I love the epilogue.
I’m going to be brief here. I liked the epilogue the first time I read it. Then it was kind of annoying, once I’d engaged in discussion about it (the name Albus Severus is bad, blah blah, etc, etc.), but now, reading it for the umpteenth time, I love it. It’s adorable. It’s heartwarming and funny. Harry’s children pick on each other and Harry’s a good dad and Teddy Lupin is kissing one of the Weasley daughters.
“Oh, it would be lovely if they got married,” whispered Lily ecstatically. “Teddy would really be part of the family then!”
“He already comes round for dinner about four times a week,” said Harry. “Why don’t we just invite him to live with us and have done with it?”
“Yeah!” said James enthusiastically.
“I don’t mind sharing a room with Al—Teddy could have my room!”
“No,” said Harry firmly, “you and Al will share a room only when I want the house demolished.”
I love funny dad Harry. And funny husband Ron-
“Parked all right, then?” Ron asked Harry. “I did. Hermione didn’t believe I could pass a Muggle driving test, did you? She thought I’d have to Confund the examiner.”
“No, I didn’t,” said Hermione, “I had complete faith in you.”
“As a matter of fact, I did Confund him,” Ron whispered to Harry, as together they lifted Albus’s trunk and owl onto the train. “I only forgot to look in the wing mirror, and let’s face it, I can use a Supersensory Charm for that.”
And ending it all off with that last reminder that everything is up to choice-
“But just say—”
“—then Slytherin House will have gained an excellent student, won’t it? It doesn’t matter to us, Al. But if it matters to you, you’ll be able to choose Gryffindor over Slytherin. The Sorting Hat takes your choice into account.”

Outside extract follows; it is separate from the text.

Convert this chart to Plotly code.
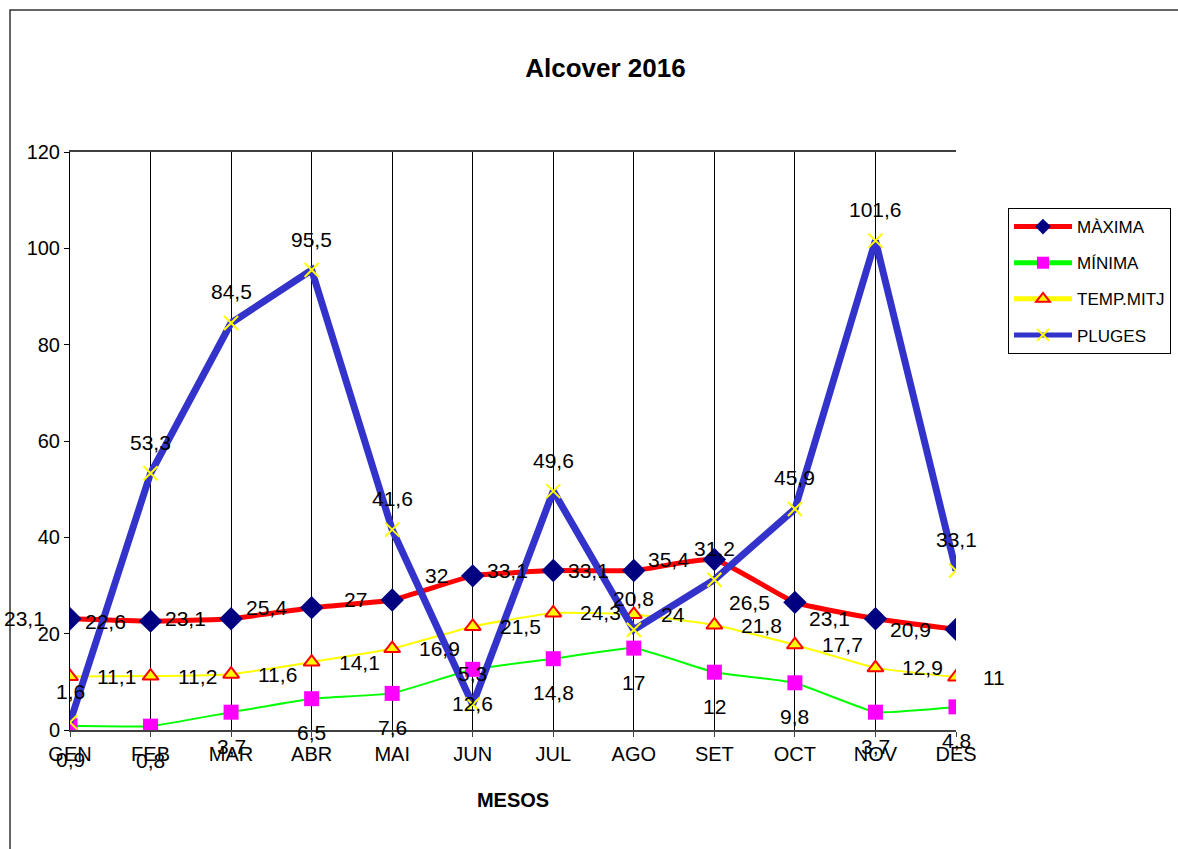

“It did for me,” said Harry.
He had never told any of his children that before, and he saw the wonder in Albus’s face when he said it.
It’s heartwarming and sweet, and all ends well, which is GOOD AND REASSURING and I’m terrified of what The Cursed Child this summer is going to do to destroy that. I’m excited, of course. But I also like my characters being well forever.
I love the epilogue. And I love Harry Potter. I wonder what I’ll have to say after I read them again in a few years.